Print the listing as it stands, omitting all images.

────

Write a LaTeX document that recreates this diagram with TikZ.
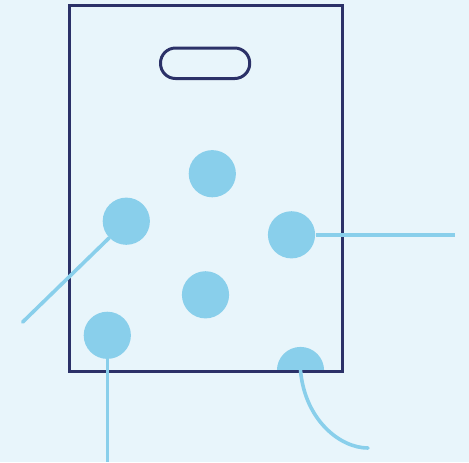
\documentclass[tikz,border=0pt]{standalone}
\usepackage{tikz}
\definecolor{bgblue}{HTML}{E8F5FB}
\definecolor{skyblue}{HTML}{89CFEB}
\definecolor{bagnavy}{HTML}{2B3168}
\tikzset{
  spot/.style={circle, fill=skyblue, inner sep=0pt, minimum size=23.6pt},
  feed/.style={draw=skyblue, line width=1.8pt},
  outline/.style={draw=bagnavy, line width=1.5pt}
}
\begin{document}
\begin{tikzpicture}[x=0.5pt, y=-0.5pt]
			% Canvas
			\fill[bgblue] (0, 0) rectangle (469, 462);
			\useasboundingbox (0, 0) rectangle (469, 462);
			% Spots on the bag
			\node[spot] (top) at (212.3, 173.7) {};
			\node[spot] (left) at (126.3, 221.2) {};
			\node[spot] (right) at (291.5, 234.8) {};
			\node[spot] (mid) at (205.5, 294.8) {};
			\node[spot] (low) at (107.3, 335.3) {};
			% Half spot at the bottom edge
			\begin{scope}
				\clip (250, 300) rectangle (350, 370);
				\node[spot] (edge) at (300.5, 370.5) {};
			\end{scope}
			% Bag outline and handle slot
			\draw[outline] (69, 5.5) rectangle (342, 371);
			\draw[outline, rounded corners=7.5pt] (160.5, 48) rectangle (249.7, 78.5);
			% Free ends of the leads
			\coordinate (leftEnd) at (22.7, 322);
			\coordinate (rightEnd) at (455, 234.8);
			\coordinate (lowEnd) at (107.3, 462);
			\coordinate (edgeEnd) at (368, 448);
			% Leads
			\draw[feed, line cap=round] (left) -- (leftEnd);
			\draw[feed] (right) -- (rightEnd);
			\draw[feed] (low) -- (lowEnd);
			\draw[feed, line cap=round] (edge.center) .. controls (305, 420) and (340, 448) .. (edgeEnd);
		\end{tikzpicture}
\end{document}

────

SOLUTION FOR THIS PROBLEM:
Write a LaTeX document that recreates this diagram with TikZ.
\documentclass[tikz,border=0pt]{standalone}
\usepackage{tikz}
\definecolor{bgblue}{HTML}{E8F5FB}
\definecolor{skyblue}{HTML}{89CFEB}
\definecolor{bagnavy}{HTML}{2B3168}
\tikzset{
  spot/.style={circle, fill=skyblue, inner sep=0pt, minimum size=23.6pt},
  feed/.style={draw=skyblue, line width=1.8pt},
  outline/.style={draw=bagnavy, line width=1.5pt}
}
\begin{document}
\begin{tikzpicture}[x=0.5pt, y=-0.5pt]
			% Canvas
			\fill[bgblue] (0, 0) rectangle (469, 462);
			\useasboundingbox (0, 0) rectangle (469, 462);
			% Spots on the bag
			\node[spot] (top) at (212.3, 173.7) {};
			\node[spot] (left) at (126.3, 221.2) {};
			\node[spot] (right) at (291.5, 234.8) {};
			\node[spot] (mid) at (205.5, 294.8) {};
			\node[spot] (low) at (107.3, 335.3) {};
			% Half spot at the bottom edge
			\begin{scope}
				\clip (250, 300) rectangle (350, 370);
				\node[spot] (edge) at (300.5, 370.5) {};
			\end{scope}
			% Bag outline and handle slot
			\draw[outline] (69, 5.5) rectangle (342, 371);
			\draw[outline, rounded corners=7.5pt] (160.5, 48) rectangle (249.7, 78.5);
			% Free ends of the leads
			\coordinate (leftEnd) at (22.7, 322);
			\coordinate (rightEnd) at (455, 234.8);
			\coordinate (lowEnd) at (107.3, 462);
			\coordinate (edgeEnd) at (368, 448);
			% Leads
			\draw[feed, line cap=round] (left) -- (leftEnd);
			\draw[feed] (right) -- (rightEnd);
			\draw[feed] (low) -- (lowEnd);
			\draw[feed, line cap=round] (edge.center) .. controls (305, 420) and (340, 448) .. (edgeEnd);
		\end{tikzpicture}
\end{document}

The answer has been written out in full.